Lots of times, if not always, Produce is Marked Up by 100%, because there is so much loss in Produce. Suggest to the store that they Markup at a lower rate. Say 40 or 50% maybe. And be willing to buy the honey back if it doesn't sell fast enuf. It will, but the Manager might like to know you are willing to stand behind your product in that way.

Yes, you do need Product Liability Insurance.

Marketing Honey is a Business and should be treated that way. You are not gettting rid of your honey, you are selling it. A take it or leave it attitude is understandable, but you should maybe turn your thoughts a little more towards "My Bees and I work hard to make this quality product so I can offer it to you to sell in your store. So this is the price that I feel is a good price for me to sell it. And w/ your markup, I'm sure the end user will agree."

You don't need to say that to the Store Manager. But you should have it in mind if the Manager balks at the price.

Price is only one part of the product that a consumer looks at. Quality and Service are just as important. People will pay a high price if the quality is high and the service (read consistent availability) is high also.


----------



## sqkcrk

mxr,
Do you have enuf honey to supply the needs of a store? If not, you will loose shelf space to someone who does, after yours runs out. A space you may never regain. Just a thought.


----------



## giant pumpkin peep

the natrual store I work at makrs up honey 50 percent....or is it 45?...im not sure. But at any rate around 50 percent is common.


----------



## mxr618

sqkcrk said:


> I sell 1 lb jars of Raw Honey for $4.00 each, at wholesale.


>> Thanks!


> So, when selling wholesale, you might want to have a Suggested Retail Price.

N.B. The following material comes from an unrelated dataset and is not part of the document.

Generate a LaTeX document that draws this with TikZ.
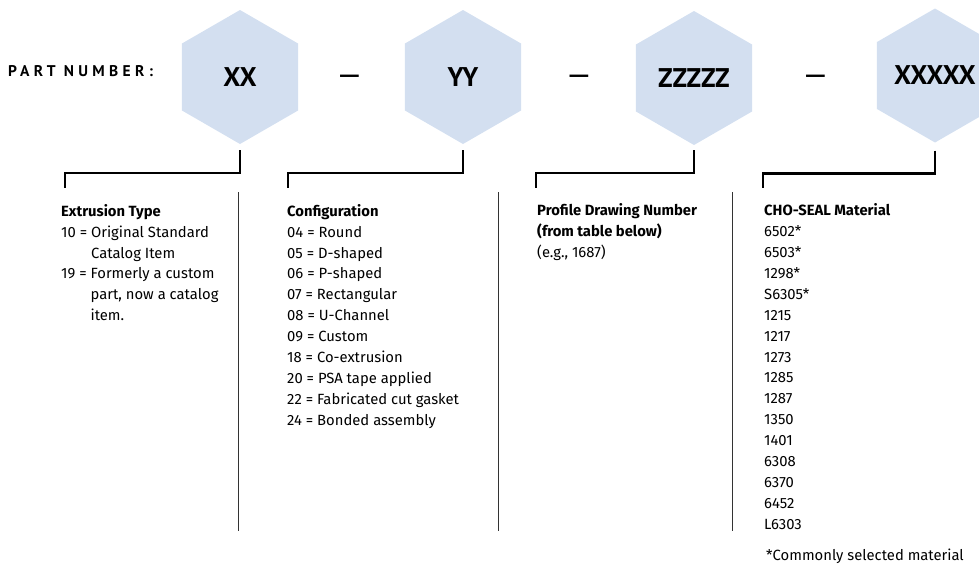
\documentclass[tikz,border=0pt]{standalone}
\usepackage{fontspec}
\setmainfont{Fira Sans}
\newfontfamily\hexfont{PT Sans}
\newfontfamily\spacedfont{PT Sans}[LetterSpace=28]
\usetikzlibrary{shapes.geometric,positioning}
\definecolor{hexblue}{HTML}{D3DFF0}

\begin{document}
\begin{tikzpicture}[x=1pt,y=-1pt,
    hexa/.style={regular polygon, regular polygon sides=6, shape border rotate=90,
                 fill=hexblue, minimum size=134pt, inner sep=0pt,
                 font=\hexfont\fontsize{27}{27}\selectfont\bfseries},
    bracket/.style={line width=2.5pt},
    sepline/.style={line width=1pt, black!80},
    col/.style={anchor=north west, align=left, inner sep=0pt,
                font=\fontsize{14.8}{20.9}\selectfont},
    sep/.style={inner sep=0pt, font=\hexfont\fontsize{32}{32}\selectfont}
  ]
  \useasboundingbox (0,0) rectangle (979,563);

  %% ---- part number row ----
  \node[anchor=west, inner sep=0pt, font=\spacedfont\fontsize{15.5}{15.5}\selectfont\bfseries]
    (label) at (8,71) {PART NUMBER:};

  \node[hexa] (xx)    at (240,77)   {XX};
  \node[hexa] (yy)    at (463,77)   {YY};
  \node[hexa] (zz)    at (694,78)   {ZZZZZ};
  \node[hexa] (mat)   at (935,75.5) {XXXXX};

  \node[sep] (d1) at (349.5,80) {—};
  \node[sep] (d2) at (579,80)   {—};
  \node[sep] (d3) at (815.5,80) {—};

  %% ---- columns ----
  \node[col] (ext) at (61,204)
    {\textbf{Extrusion Type}\\
     10 = Original Standard\\
     \hphantom{10 = }Catalog Item\\
     19 = Formerly a custom\\
     \hphantom{19 = }part, now a catalog\\
     \hphantom{19 = }item.};

  \node[col] (conf) at (287,204)
    {\textbf{Configuration}\\
     04 = Round\\
     05 = D-shaped\\
     06 = P-shaped\\
     07 = Rectangular\\
     08 = U-Channel\\
     09 = Custom\\
     18 = Co-extrusion\\
     20 = PSA tape applied\\
     22 = Fabricated cut gasket\\
     24 = Bonded assembly};

  \node[col] (prof) at (537,203.5)
    {\textbf{Profile Drawing Number}\\
     \textbf{(from table below)}\\
     (e.g., 1687)};

  \node[col] (matl) at (764,203.5)
    {\textbf{CHO-SEAL Material}\\
     6502*\\ 6503*\\ 1298*\\ S6305*\\ 1215\\ 1217\\ 1273\\ 1285\\
     1287\\ 1350\\ 1401\\ 6308\\ 6370\\ 6452\\ L6303};

  \node[col, anchor=base west] (note) at (766,560) {*Commonly selected material};

  %% ---- brackets ----
  \coordinate (c_ext)  at (65,188);
  \coordinate (c_conf) at (288,188);
  \coordinate (c_prof) at (536,188);
  \coordinate (c_matl) at (763,188);

  \draw[bracket] ([yshift=-6pt]xx.south)  -- ([yshift=-29pt]xx.south)  -| (c_ext);
  \draw[bracket] ([yshift=-6pt]yy.south)  -- ([yshift=-29pt]yy.south)  -| (c_conf);
  \draw[bracket] ([yshift=-5pt]zz.south)  -- ([yshift=-28pt]zz.south)  -| (c_prof);
  \draw[bracket] ([yshift=-8pt]mat.south) -- ([yshift=-31pt]mat.south) -| (c_matl);

  %% ---- dividers ----
  \draw[sepline] (238,192) -- (238,531);
  \draw[sepline] (498,192) -- (498,531);
  \draw[sepline] (732,192) -- (732,531);

\end{tikzpicture}
\end{document}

>> This is a heck of a good idea. 


> Lots of times, if not always, Produce is Marked Up by 100%, because there is so much loss in Produce. Suggest to the store that they Markup at a lower rate. Say 40 or 50% maybe. And be willing to buy the honey back if it doesn't sell fast enuf. It will, but the Manager might like to know you are willing to stand behind your product in that way.





> Yes, you do need Product Liability Insurance.


>>Drag. But if it is a cost of doing business, that's the way it goes.



> Marketing Honey is a Business and should be treated that way. You are not gettting rid of your honey, you are selling it.


>> Absolutely! 



> A take it or leave it attitude is understandable, but you should maybe turn your thoughts a little more towards "My Bees and I work hard to make this quality product so I can offer it to you to sell in your store. So this is the price that I feel is a good price for me to sell it. And w/ your markup, I'm sure the end user will agree."


>> That's exactly what I mean...but take it or leave it is just easier to tell myself.  I guess I mean that I just can't justify sitting at a flea market or farmers market on beautiful summer days and sell this stuff for nothing. I've run businesses since I was 25 in '94. I want to do it and do it well enough to cover my costs and have money left over for expansion and savings. I have a couple of day jobs (don't ask) and have so much fun in the wood shop and so much peace with the bugs...but my time has value and retailing raw honey at $4 tells me I could be spending more time with my wife.

Funny you should mention about the steady supply. I don't have a steady supply at all and have been calling around to local beekeepers today to find some who can sell me bulk honey that hasn't been treated at all with chemicals. Just my luck to get interest with stores when I've only got a little honey left! :doh:

Thanks for all your help!


----------